- **WRITTEN EXERCISE**:
Give back, exactly as written, the lines from the beginning of the listing through the one that contains "import pandas as pd".

— start SOURCE DATA —

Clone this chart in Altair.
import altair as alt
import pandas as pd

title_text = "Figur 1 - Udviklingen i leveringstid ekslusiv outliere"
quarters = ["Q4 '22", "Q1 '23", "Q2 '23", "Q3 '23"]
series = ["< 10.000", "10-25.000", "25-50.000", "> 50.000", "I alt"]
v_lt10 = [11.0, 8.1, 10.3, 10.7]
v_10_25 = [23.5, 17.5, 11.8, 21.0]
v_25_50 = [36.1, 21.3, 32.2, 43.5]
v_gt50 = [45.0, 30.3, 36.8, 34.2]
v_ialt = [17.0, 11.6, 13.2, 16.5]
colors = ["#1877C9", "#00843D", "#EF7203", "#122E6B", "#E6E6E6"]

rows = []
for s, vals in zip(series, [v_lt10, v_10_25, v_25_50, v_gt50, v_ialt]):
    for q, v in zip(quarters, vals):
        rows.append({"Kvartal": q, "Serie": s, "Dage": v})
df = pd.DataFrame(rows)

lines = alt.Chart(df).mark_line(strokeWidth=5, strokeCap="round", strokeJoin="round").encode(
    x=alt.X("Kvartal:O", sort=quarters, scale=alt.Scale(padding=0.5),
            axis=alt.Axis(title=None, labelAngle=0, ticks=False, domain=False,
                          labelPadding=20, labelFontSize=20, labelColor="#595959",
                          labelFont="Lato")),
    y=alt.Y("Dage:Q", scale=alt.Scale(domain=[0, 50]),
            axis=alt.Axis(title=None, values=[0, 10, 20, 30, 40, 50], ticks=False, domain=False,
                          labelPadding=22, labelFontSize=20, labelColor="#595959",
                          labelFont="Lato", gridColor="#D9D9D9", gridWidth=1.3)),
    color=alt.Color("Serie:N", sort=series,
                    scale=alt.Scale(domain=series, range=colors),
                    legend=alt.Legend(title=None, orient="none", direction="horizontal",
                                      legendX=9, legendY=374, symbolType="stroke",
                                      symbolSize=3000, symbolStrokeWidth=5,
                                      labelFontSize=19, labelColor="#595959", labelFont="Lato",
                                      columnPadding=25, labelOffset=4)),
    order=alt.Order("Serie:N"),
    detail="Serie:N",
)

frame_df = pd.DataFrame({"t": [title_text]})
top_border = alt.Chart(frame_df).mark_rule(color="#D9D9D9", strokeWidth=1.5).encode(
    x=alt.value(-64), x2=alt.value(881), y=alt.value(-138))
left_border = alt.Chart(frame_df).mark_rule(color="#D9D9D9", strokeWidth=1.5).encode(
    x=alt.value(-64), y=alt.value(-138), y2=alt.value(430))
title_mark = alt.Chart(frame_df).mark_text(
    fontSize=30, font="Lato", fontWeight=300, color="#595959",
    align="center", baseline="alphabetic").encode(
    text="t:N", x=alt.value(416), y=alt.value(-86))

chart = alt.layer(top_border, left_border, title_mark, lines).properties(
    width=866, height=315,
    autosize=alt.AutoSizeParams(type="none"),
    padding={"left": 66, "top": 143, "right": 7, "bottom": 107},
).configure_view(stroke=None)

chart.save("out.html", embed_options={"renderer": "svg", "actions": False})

— end SOURCE DATA —

- **SOLUTION TO THE PROBLEM**:
Clone this chart in Altair.
import altair as alt
import pandas as pd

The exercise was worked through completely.